_Data entries_:
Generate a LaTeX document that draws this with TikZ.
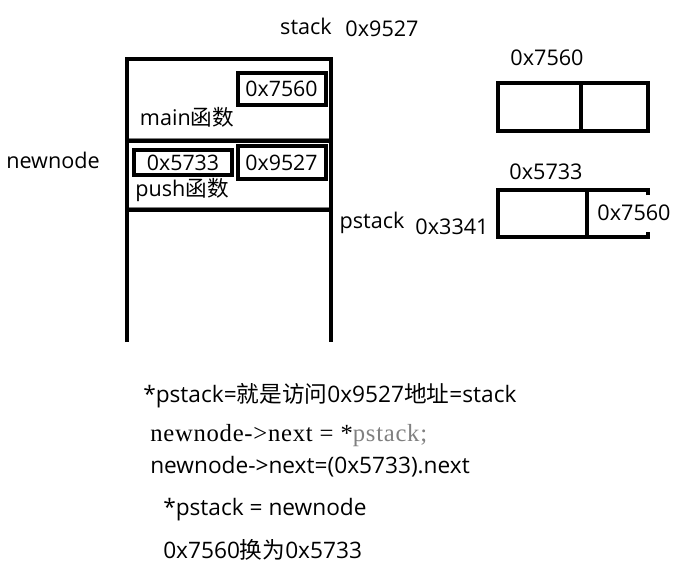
\documentclass[tikz,border=0pt]{standalone}
\usepackage{fontspec}
\setmainfont{Open Sans}
\newfontfamily\cjk{Noto Sans CJK SC}
\newfontfamily\codefont[LetterSpace=3]{Liberation Serif}
\usetikzlibrary{positioning}

\begin{document}
\begin{tikzpicture}[x=0.75pt, y=-0.75pt,
    lbl/.style={inner sep=0pt, font=\fontsize{16.2}{19}\selectfont},
    cell/.style={draw, line width=3pt, inner sep=0pt, font=\fontsize{16}{19}\selectfont},
    frame/.style={line width=3pt},
    note/.style={inner sep=0pt, anchor=west, font=\fontsize{17}{20}\selectfont}
]
    \useasboundingbox (0,0) rectangle (691,567);

    % Stack frame
    \node[lbl] (stacklbl) at (306,26) {stack};
    \node[lbl] (stackaddr) at (382,29) {0x9527};
    \draw[frame] (127,342) -- (127,59) -- (331,59) -- (331,342);
    \draw[gray, line width=0.75pt] (129,138) -- (329,138);
    \draw[frame] (127,141) -- (331,141);
    \draw[gray, line width=0.75pt] (129,207) -- (329,207);
    \draw[frame] (127,210) -- (331,210);

    % main frame
    \node[cell, minimum width=66pt, minimum height=24pt] (mainptr) at (281.5,88.5) {0x7560};
    \node[lbl] (mainlbl) at (187,117) {main{\cjk 函数}};

    % push frame
    \node[lbl] (newnode) at (53,160) {newnode};
    \node[cell, minimum width=74pt, minimum height=19pt] (newptr) at (183,162.5) {0x5733};
    \node[cell, minimum width=66pt, minimum height=25pt] (pstackptr) at (281.5,162.5) {0x9527};
    \node[lbl] (pushlbl) at (182,190) {push{\cjk 函数}};
    \node[lbl] (pstack) at (372,223) {pstack};
    \node[lbl] (pstackaddr) at (452,227) {0x3341};

    % Old head node
    \node[lbl] (oldaddr) at (547,58) {0x7560};
    \draw[frame] (498,83) rectangle (648,131);
    \draw[frame] (581,83) -- (581,131);

    % New node
    \node[lbl] (newaddr) at (546,172) {0x5733};
    \draw[frame] (648,195) -- (648,190) -- (498,190) -- (498,237) -- (648,237) -- (648,232);
    \draw[frame] (587,190) -- (587,237);
    \node[lbl] (nextval) at (634,213) {0x7560};

    % Notes
    \node[note] (note1) at (143,396) {*pstack={\cjk 就是访问}0x9527{\cjk 地址}=stack};
    \node[note, font=\codefont\fontsize{18.5}{21}\selectfont] (note2) at (150,436) {newnode->next = *\textcolor{gray}{pstack;}};
    \node[note] (note3) at (150,467) {newnode->next=(0x5733).next};
    \node[note] (note4) at (163,510) {*pstack = newnode};
    \node[note] (note5) at (163,550) {0x7560{\cjk 换为}0x5733};
\end{tikzpicture}
\end{document}
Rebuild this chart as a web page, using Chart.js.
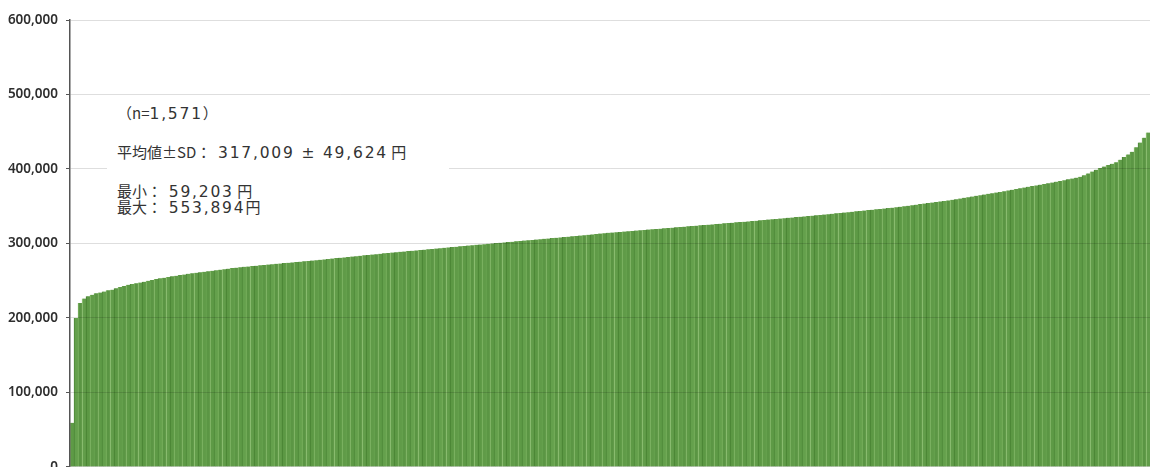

_Exercise instructions_:
Transcribe the full listing character for character. Pictures are excluded.

_Exercise result_:
Generate a LaTeX document that draws this with TikZ.
\documentclass[tikz,border=0pt]{standalone}
\usepackage{fontspec}
\setmainfont{Open Sans}
\newfontfamily\cjk{Noto Sans CJK SC}
\newfontfamily\codefont[LetterSpace=3]{Liberation Serif}
\usetikzlibrary{positioning}

\begin{document}
\begin{tikzpicture}[x=0.75pt, y=-0.75pt,
    lbl/.style={inner sep=0pt, font=\fontsize{16.2}{19}\selectfont},
    cell/.style={draw, line width=3pt, inner sep=0pt, font=\fontsize{16}{19}\selectfont},
    frame/.style={line width=3pt},
    note/.style={inner sep=0pt, anchor=west, font=\fontsize{17}{20}\selectfont}
]
    \useasboundingbox (0,0) rectangle (691,567);

    % Stack frame
    \node[lbl] (stacklbl) at (306,26) {stack};
    \node[lbl] (stackaddr) at (382,29) {0x9527};
    \draw[frame] (127,342) -- (127,59) -- (331,59) -- (331,342);
    \draw[gray, line width=0.75pt] (129,138) -- (329,138);
    \draw[frame] (127,141) -- (331,141);
    \draw[gray, line width=0.75pt] (129,207) -- (329,207);
    \draw[frame] (127,210) -- (331,210);

    % main frame
    \node[cell, minimum width=66pt, minimum height=24pt] (mainptr) at (281.5,88.5) {0x7560};
    \node[lbl] (mainlbl) at (187,117) {main{\cjk 函数}};

    % push frame
    \node[lbl] (newnode) at (53,160) {newnode};
    \node[cell, minimum width=74pt, minimum height=19pt] (newptr) at (183,162.5) {0x5733};
    \node[cell, minimum width=66pt, minimum height=25pt] (pstackptr) at (281.5,162.5) {0x9527};
    \node[lbl] (pushlbl) at (182,190) {push{\cjk 函数}};
    \node[lbl] (pstack) at (372,223) {pstack};
    \node[lbl] (pstackaddr) at (452,227) {0x3341};

    % Old head node
    \node[lbl] (oldaddr) at (547,58) {0x7560};
    \draw[frame] (498,83) rectangle (648,131);
    \draw[frame] (581,83) -- (581,131);

    % New node
    \node[lbl] (newaddr) at (546,172) {0x5733};
    \draw[frame] (648,195) -- (648,190) -- (498,190) -- (498,237) -- (648,237) -- (648,232);
    \draw[frame] (587,190) -- (587,237);
    \node[lbl] (nextval) at (634,213) {0x7560};

    % Notes
    \node[note] (note1) at (143,396) {*pstack={\cjk 就是访问}0x9527{\cjk 地址}=stack};
    \node[note, font=\codefont\fontsize{18.5}{21}\selectfont] (note2) at (150,436) {newnode->next = *\textcolor{gray}{pstack;}};
    \node[note] (note3) at (150,467) {newnode->next=(0x5733).next};
    \node[note] (note4) at (163,510) {*pstack = newnode};
    \node[note] (note5) at (163,550) {0x7560{\cjk 换为}0x5733};
\end{tikzpicture}
\end{document}
Rebuild this chart as a web page, using Chart.js.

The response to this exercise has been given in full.